> [Your task]
Transcribe only the lines from the line with "Write a Python" through the line with "from matplotlib.lines import Line2D", exactly, counting both of those lines as part of the stretch.

> [Entries]
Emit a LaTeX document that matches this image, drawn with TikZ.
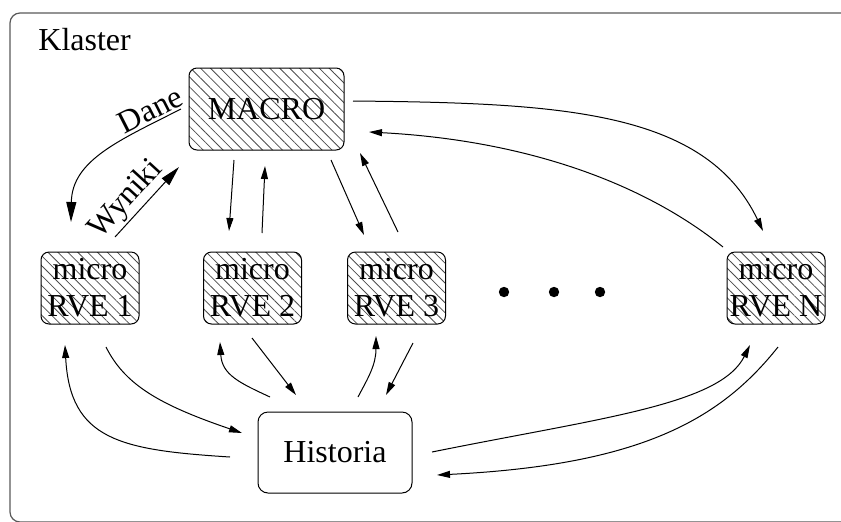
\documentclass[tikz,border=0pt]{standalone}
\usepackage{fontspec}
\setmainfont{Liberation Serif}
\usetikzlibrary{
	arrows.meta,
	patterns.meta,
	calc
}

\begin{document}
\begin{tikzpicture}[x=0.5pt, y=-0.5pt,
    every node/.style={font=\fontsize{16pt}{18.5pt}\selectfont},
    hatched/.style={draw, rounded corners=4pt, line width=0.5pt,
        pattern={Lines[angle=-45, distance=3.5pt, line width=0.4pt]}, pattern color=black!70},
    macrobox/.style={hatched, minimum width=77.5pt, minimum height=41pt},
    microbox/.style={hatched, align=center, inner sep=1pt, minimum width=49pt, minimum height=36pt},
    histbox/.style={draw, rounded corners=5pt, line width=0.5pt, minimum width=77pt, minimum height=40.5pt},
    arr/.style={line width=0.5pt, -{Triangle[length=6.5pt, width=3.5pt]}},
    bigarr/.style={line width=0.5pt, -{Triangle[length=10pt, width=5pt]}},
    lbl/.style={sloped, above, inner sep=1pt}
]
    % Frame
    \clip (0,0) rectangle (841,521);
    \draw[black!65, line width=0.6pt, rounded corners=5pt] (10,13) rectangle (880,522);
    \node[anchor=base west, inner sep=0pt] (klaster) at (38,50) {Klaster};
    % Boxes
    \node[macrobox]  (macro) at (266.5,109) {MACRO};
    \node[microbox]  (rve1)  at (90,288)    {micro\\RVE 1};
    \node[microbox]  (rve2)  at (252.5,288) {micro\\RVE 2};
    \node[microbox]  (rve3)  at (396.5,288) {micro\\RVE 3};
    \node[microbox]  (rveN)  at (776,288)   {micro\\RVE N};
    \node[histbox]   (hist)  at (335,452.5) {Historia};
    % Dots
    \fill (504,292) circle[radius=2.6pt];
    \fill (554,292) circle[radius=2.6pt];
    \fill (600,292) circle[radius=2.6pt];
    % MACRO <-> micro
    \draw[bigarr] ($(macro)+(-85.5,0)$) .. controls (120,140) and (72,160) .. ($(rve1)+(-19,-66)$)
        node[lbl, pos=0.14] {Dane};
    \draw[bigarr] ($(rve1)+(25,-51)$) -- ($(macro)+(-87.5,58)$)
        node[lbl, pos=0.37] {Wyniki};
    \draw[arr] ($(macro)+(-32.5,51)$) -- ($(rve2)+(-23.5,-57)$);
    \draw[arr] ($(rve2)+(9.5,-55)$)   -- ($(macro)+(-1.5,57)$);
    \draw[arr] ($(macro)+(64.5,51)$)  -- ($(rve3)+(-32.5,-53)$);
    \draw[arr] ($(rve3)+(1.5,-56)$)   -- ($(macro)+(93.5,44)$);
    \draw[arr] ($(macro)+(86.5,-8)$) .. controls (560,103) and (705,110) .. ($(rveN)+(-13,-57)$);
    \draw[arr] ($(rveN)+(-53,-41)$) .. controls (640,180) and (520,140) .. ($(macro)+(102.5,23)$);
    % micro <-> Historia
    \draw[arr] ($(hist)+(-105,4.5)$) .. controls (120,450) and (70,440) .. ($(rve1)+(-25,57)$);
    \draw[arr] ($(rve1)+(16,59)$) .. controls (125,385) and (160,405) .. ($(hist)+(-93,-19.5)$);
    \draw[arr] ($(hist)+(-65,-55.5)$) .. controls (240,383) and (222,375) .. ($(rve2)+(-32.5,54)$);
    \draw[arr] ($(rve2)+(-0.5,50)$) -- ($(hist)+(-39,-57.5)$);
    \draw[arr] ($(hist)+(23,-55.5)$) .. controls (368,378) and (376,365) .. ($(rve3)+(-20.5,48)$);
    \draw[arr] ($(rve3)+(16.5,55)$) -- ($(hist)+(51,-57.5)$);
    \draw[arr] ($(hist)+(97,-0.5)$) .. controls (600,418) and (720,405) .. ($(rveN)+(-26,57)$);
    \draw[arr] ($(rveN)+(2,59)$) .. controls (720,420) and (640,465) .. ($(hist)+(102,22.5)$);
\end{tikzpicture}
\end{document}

--

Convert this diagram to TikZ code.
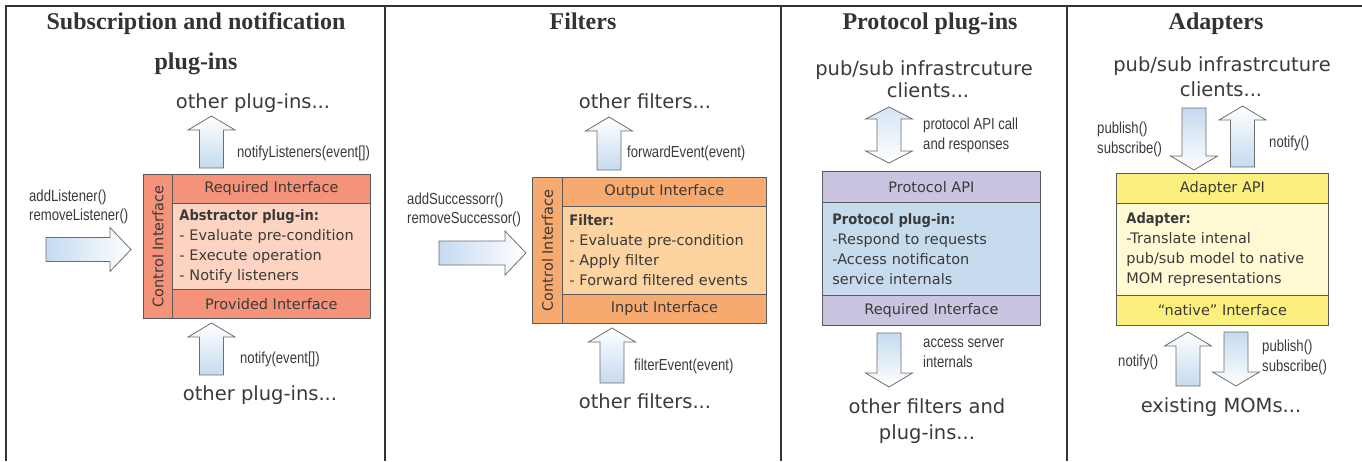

--

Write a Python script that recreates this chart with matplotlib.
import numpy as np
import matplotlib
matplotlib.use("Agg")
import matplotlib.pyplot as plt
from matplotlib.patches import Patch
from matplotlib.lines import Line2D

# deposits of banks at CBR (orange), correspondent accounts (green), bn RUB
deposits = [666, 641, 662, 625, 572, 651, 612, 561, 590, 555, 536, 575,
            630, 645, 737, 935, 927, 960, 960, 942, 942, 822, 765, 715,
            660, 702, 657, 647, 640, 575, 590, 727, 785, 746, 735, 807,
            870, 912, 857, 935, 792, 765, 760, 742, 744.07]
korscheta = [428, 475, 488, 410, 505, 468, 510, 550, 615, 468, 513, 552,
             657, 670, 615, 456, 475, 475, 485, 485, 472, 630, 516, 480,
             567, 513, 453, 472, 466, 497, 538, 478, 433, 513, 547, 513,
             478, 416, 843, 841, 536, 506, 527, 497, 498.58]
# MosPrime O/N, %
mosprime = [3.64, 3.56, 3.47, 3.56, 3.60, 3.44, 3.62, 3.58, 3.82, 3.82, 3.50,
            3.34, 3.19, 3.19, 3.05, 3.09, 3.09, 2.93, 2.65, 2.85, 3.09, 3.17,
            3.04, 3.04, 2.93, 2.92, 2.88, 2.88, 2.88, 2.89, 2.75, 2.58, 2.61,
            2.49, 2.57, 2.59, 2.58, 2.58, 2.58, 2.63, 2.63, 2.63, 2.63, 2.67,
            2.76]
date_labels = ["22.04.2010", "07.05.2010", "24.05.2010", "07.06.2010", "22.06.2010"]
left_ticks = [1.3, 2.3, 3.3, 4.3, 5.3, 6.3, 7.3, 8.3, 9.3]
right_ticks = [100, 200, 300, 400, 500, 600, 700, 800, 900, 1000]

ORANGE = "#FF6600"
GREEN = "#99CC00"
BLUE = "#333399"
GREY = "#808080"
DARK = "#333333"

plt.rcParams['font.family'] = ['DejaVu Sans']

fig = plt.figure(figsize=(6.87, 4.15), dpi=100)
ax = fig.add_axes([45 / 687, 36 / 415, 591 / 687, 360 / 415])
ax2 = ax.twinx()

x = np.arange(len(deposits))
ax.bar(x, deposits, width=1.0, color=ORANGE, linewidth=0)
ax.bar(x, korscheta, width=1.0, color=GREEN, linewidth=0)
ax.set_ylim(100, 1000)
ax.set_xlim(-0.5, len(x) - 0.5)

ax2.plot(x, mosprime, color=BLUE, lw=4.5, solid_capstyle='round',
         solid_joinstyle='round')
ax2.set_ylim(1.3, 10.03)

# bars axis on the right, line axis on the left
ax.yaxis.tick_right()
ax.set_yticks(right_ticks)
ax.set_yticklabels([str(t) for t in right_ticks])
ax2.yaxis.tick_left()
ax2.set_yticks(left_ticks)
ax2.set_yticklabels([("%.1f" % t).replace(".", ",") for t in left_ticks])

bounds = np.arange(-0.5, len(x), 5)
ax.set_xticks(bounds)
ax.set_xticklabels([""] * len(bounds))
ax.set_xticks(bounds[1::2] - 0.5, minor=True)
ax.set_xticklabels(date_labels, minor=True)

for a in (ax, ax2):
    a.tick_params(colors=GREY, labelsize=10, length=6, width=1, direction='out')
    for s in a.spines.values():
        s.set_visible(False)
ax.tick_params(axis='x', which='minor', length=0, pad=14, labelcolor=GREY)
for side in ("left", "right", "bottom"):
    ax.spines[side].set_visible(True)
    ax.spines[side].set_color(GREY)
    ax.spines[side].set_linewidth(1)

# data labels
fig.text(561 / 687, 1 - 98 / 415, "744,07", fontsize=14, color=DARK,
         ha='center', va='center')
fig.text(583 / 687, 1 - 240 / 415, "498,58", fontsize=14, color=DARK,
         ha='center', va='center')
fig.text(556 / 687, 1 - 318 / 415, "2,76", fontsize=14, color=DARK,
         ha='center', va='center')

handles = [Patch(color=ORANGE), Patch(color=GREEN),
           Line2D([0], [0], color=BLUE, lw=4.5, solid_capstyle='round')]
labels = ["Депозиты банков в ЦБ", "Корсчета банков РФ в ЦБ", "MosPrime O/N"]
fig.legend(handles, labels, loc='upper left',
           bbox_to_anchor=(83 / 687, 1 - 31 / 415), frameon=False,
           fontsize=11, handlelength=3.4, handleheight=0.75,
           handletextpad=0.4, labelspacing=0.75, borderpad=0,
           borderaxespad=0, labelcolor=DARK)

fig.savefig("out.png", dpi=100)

> [Written answer]
Write a Python script that recreates this chart with matplotlib.
import numpy as np
import matplotlib
matplotlib.use("Agg")
import matplotlib.pyplot as plt
from matplotlib.patches import Patch
from matplotlib.lines import Line2D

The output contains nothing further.